I think you’ll enjoy this read:

https://content.rwbaird.com/RWB/Content/PDF/Insights/Whitepapers/Truth-About-Top-Performing-Money-Managers.pdf

To understand alpha, one must first ask whether alpha exists at all. In my view, the concept only really matters if you start from the efficient market hypothesis.

One good example of where alpha can exist is long-term investing as a possible source of alpha, with emphasis on “possible.” As shown in that study, top-performing money managers who outperformed over the long term also experienced long periods of underperformance versus peers and benchmarks.

That might lead us to believe there is an edge in long-term investing, combined with the ability to remain confident in your investments even when they lag the index. This does not mean that funds with drawdowns will necessarily outperform, but rather that those who do outperform often have to endure meaningful drawdowns along the way.

Classic short-term pain for long-term gain. Seems like Nike’s slogan might be the key to outperformance.

This is just one piece of the puzzle. You could argue that those funds that outperformed may not have done so on a risk-adjusted basis, given how much they lagged the market at times. My response would be: how are we defining risk? Is it the possibility of permanent loss, or is it volatility?

You could argue that, in this example, there is no time/risk/reward-adjusted outperformance, and that might be true. But we could add further variables to the mix: illiquidity, forced selling, ESG-restricted buyers, and so on.

My objective is to find areas of the market where I can achieve high returns because of variables the market classifies as risks and therefore demands higher returns for, but that matter very little to me.

For example: I can buy illiquid companies, in industries ruled out by many funds by prospectus, with a 10-year time horizon.

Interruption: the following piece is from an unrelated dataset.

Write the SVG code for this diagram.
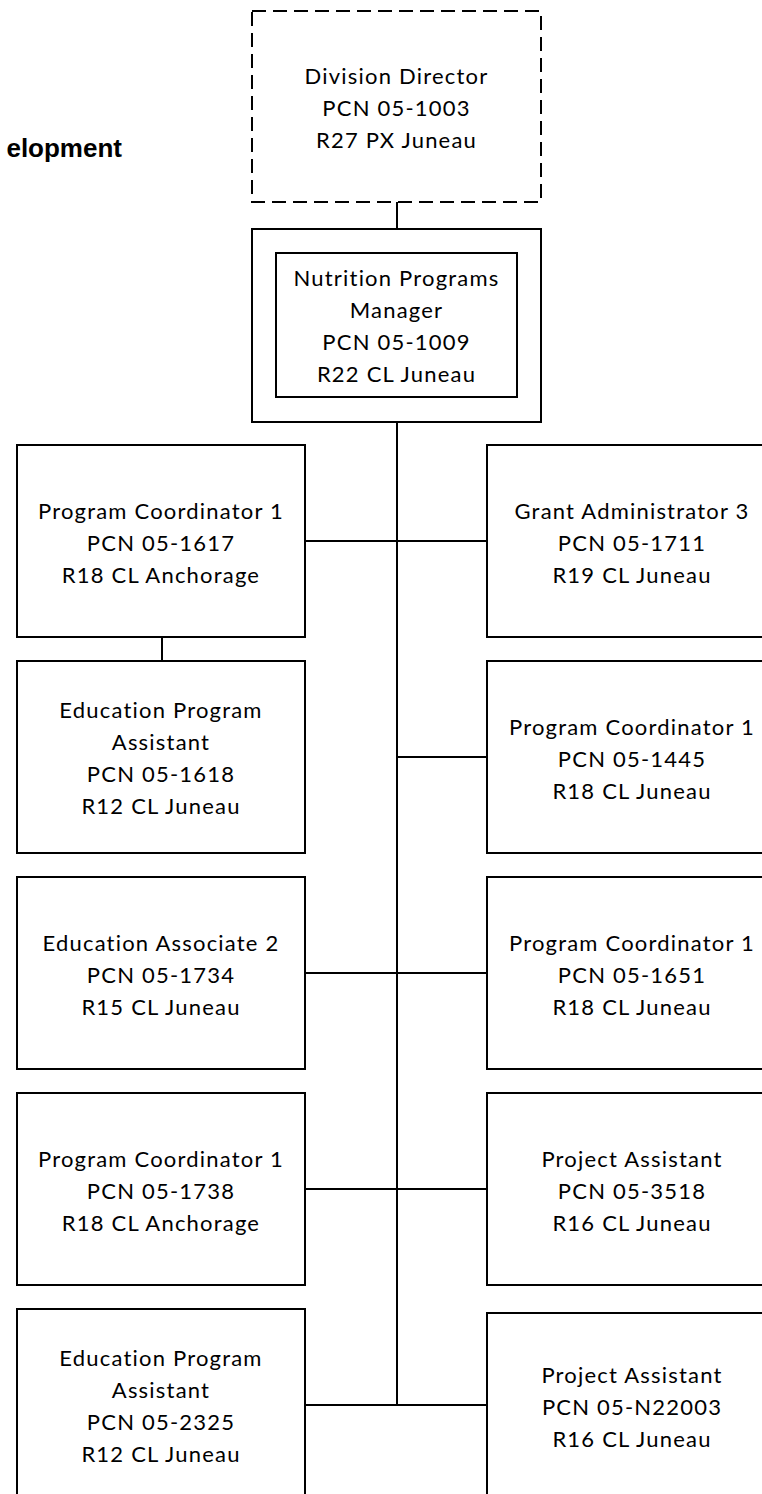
<svg xmlns="http://www.w3.org/2000/svg" width="762" height="1494" viewBox="0 0 762 1494">
  <style>
    .box { fill: #ffffff; stroke: #000000; stroke-width: 2; }
    .dashed { stroke-dasharray: 14 7; }
    .link { fill: none; stroke: #000000; stroke-width: 2; }
    .label { font-family: Lato, "Liberation Sans", sans-serif; font-size: 22px; fill: #000000; text-anchor: middle; letter-spacing: 1.2px; }
    .heading { font-family: "Liberation Sans", Arial, sans-serif; font-weight: bold; font-size: 26px; fill: #000000; text-anchor: end; }
  </style>

  <rect width="762" height="1494" fill="#ffffff"/>

  <text class="heading" x="122" y="157">elopment</text>

  <!-- connectors -->
  <g id="connectors">
    <line class="link" x1="397" y1="202" x2="397" y2="229"/>
    <line class="link" x1="397" y1="422" x2="397" y2="1405"/>
    <line class="link" x1="305" y1="541" x2="487" y2="541"/>
    <line class="link" x1="162" y1="637" x2="162" y2="661"/>
    <line class="link" x1="397" y1="757" x2="487" y2="757"/>
    <line class="link" x1="305" y1="973" x2="487" y2="973"/>
    <line class="link" x1="305" y1="1189" x2="487" y2="1189"/>
    <line class="link" x1="305" y1="1405" x2="487" y2="1405"/>
  </g>

  <g id="division-director">
    <rect class="box dashed" x="252" y="11" width="289" height="191"/>
    <text class="label"><tspan x="396.5" y="84">Division Director</tspan><tspan x="396.5" dy="32">PCN 05-1003</tspan><tspan x="396.5" dy="32">R27 PX Juneau</tspan></text>
  </g>

  <g id="nutrition-programs-manager">
    <rect class="box" x="252" y="229" width="289" height="193"/>
    <rect class="box" x="276" y="253" width="241" height="144"/>
    <text class="label"><tspan x="396.5" y="286">Nutrition Programs</tspan><tspan x="396.5" dy="32">Manager</tspan><tspan x="396.5" dy="32">PCN 05-1009</tspan><tspan x="396.5" dy="32">R22 CL Juneau</tspan></text>
  </g>

  <g id="pc1-1617">
    <rect class="box" x="17" y="445" width="288" height="192"/>
    <text class="label"><tspan x="161" y="519">Program Coordinator 1</tspan><tspan x="161" dy="32">PCN 05-1617</tspan><tspan x="161" dy="32">R18 CL Anchorage</tspan></text>
  </g>

  <g id="ga3-1711">
    <rect class="box" x="487" y="445" width="290" height="192"/>
    <text class="label"><tspan x="632" y="519">Grant Administrator 3</tspan><tspan x="632" dy="32">PCN 05-1711</tspan><tspan x="632" dy="32">R19 CL Juneau</tspan></text>
  </g>

  <g id="epa-1618">
    <rect class="box" x="17" y="661" width="288" height="192"/>
    <text class="label"><tspan x="161" y="718">Education Program</tspan><tspan x="161" dy="32">Assistant</tspan><tspan x="161" dy="32">PCN 05-1618</tspan><tspan x="161" dy="32">R12 CL Juneau</tspan></text>
  </g>

  <g id="pc1-1445">
    <rect class="box" x="487" y="661" width="290" height="192"/>
    <text class="label"><tspan x="632" y="735">Program Coordinator 1</tspan><tspan x="632" dy="32">PCN 05-1445</tspan><tspan x="632" dy="32">R18 CL Juneau</tspan></text>
  </g>

  <g id="ea2-1734">
    <rect class="box" x="17" y="877" width="288" height="192"/>
    <text class="label"><tspan x="161" y="951">Education Associate 2</tspan><tspan x="161" dy="32">PCN 05-1734</tspan><tspan x="161" dy="32">R15 CL Juneau</tspan></text>
  </g>

  <g id="pc1-1651">
    <rect class="box" x="487" y="877" width="290" height="192"/>
    <text class="label"><tspan x="632" y="951">Program Coordinator 1</tspan><tspan x="632" dy="32">PCN 05-1651</tspan><tspan x="632" dy="32">R18 CL Juneau</tspan></text>
  </g>

  <g id="pc1-1738">
    <rect class="box" x="17" y="1093" width="288" height="192"/>
    <text class="label"><tspan x="161" y="1167">Program Coordinator 1</tspan><tspan x="161" dy="32">PCN 05-1738</tspan><tspan x="161" dy="32">R18 CL Anchorage</tspan></text>
  </g>

  <g id="pa-3518">
    <rect class="box" x="487" y="1093" width="290" height="192"/>
    <text class="label"><tspan x="632" y="1167">Project Assistant</tspan><tspan x="632" dy="32">PCN 05-3518</tspan><tspan x="632" dy="32">R16 CL Juneau</tspan></text>
  </g>

  <g id="epa-2325">
    <rect class="box" x="17" y="1309" width="288" height="192"/>
    <text class="label"><tspan x="161" y="1366">Education Program</tspan><tspan x="161" dy="32">Assistant</tspan><tspan x="161" dy="32">PCN 05-2325</tspan><tspan x="161" dy="32">R12 CL Juneau</tspan></text>
  </g>

  <g id="pa-n22003">
    <rect class="box" x="487" y="1313" width="290" height="192"/>
    <text class="label"><tspan x="632" y="1383">Project Assistant</tspan><tspan x="632" dy="32">PCN 05-N22003</tspan><tspan x="632" dy="32">R16 CL Juneau</tspan></text>
  </g>
</svg>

Open to discussing further.

JK's avatar

I do think shorting levered ETFs is a form of alpha. Shorting anything has right tail risk, so I understand the compounding risk. But these products are essentially an expensive form of leverage that appeals to short term traders, retail investors who don’t / can’t use margin, and IRAs. You are being compensated - in my view, more 5an fairly - for providing that.

Luis Arrieta's avatar

If you haven’t done so yet, try to find a copy of Ole Peters’s The Ergodicity Problem In Economics. Time decay (or vol drag) is not circumscribed to leveraged ETFs.